In an era dominated by emotional detachment, dating app fatigue and digital loneliness, Eitan Pitigliani has delivered one of the most emotionally raw short films of the year. Titled ‘Mr Nothing’, the new project premiered globally on the WeShort platform and immediately positioned itself as far more than a story about modern relationships. Instead, it becomes a haunting reflection on a generation terrified of becoming emotionally invisible.

Running just fourteen minutes, the film follows the collapse of a relationship born through a dating app, where the desire for authentic connection collides head-on with emotional unavailability and narcissistic self-protection. At the centre of the story is Giorgio, a young nonconforming musician struggling to preserve his identity inside a world increasingly shaped by alienation, superficial validation and emotional disconnection.

Rather than framing heartbreak as simple romantic tragedy, ‘Mr Nothing’ transforms it into a metaphor for the emotional exhaustion currently defining large parts of contemporary youth culture. The film examines how unresolved trauma and insecurity often mutate into emotional cruelty, creating cycles where vulnerability becomes something feared rather than embraced.

Pitigliani approaches the subject with an intentionally intimate and uncomfortable visual language. The atmosphere constantly oscillates between tenderness and emotional suffocation, reinforcing the psychological instability that defines the relationship between the two protagonists. The result feels deeply contemporary: a portrait of people desperately searching for intimacy while simultaneously sabotaging it.

One of the film’s most striking aspects is its exploration of identity erosion in the digital era. Giorgio embodies a generation increasingly pressured to perform confidence online while privately struggling with feelings of inadequacy and emotional invisibility. The title itself becomes symbolic — “Mr Nothing” representing those who slowly lose their sense of self under the weight of constant comparison, rejection and emotional detachment.

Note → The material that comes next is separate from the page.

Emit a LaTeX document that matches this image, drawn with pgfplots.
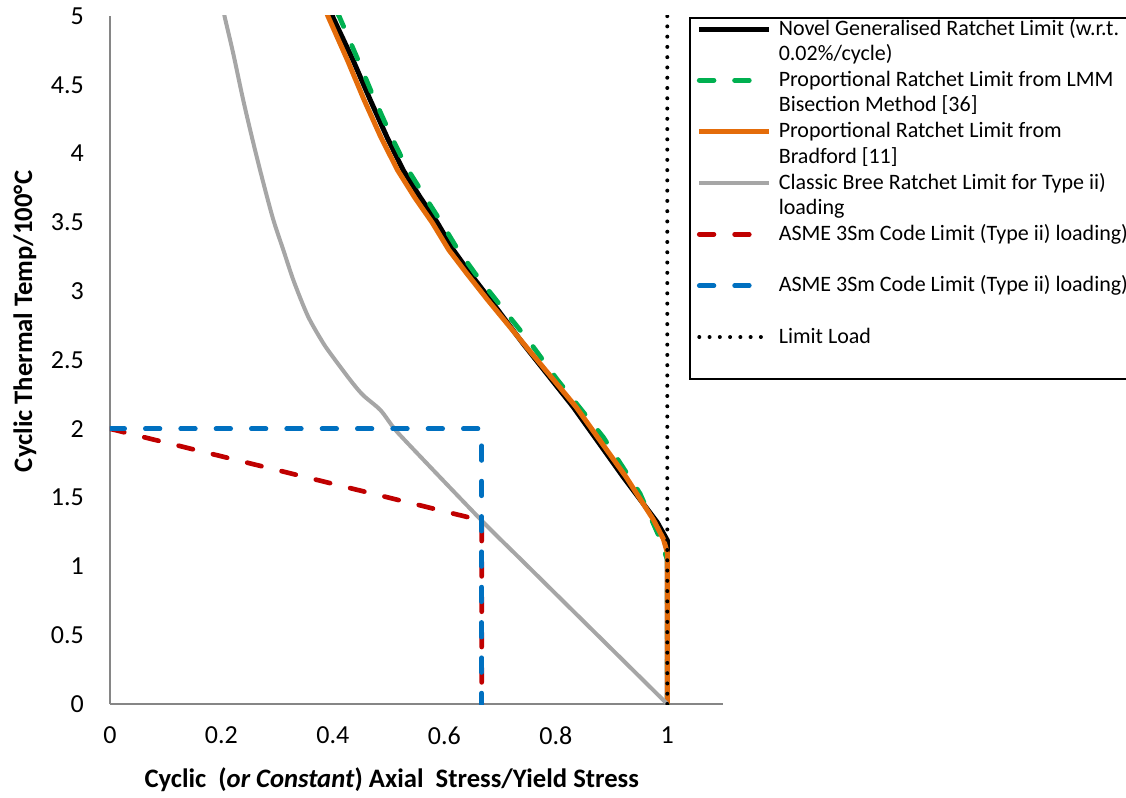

The film’s emotional core is amplified through music and symbolism. Particularly powerful is the use of Britney Spears ‘Overprotected’, whose intro opens the film with the line: “I need time, love… I need me.” The moment functions as a declaration of emotional self-preservation, reinforcing the film’s message about protecting personal identity against external expectations and emotional manipulation.

Visually and technically, the project also carries a strong cinematic ambition unusual for the short-form format. The film stars Fabrizio Rossi, Alessandro Cuocci and internationally renowned dancer Giuseppe Giofrè, while the screenplay was written by Pitigliani alongside choreographer and opera director Anna Cuocolo. The score comes from Marco Biscarini, winner of the David di Donatello award, while editing was supervised by three-time David di Donatello winner Marco Spoletini, known for projects including ‘Dogman’, ‘Gomorrah’ and ‘Io Capitano’.

The wider creative team includes cinematographer Valerio Polverari, sound designer Celeste Segulin and costume designer Monica Celeste, helping shape a film that feels emotionally claustrophobic yet visually elegant.

Already described by many viewers as “necessary”, ‘Mr Nothing’ arrives at a moment when conversations around mental health, emotional abuse and digital alienation continue to dominate younger generations. Rather than offering easy answers, Pitigliani forces audiences to confront uncomfortable truths about intimacy, loneliness and the desperate human need to feel seen.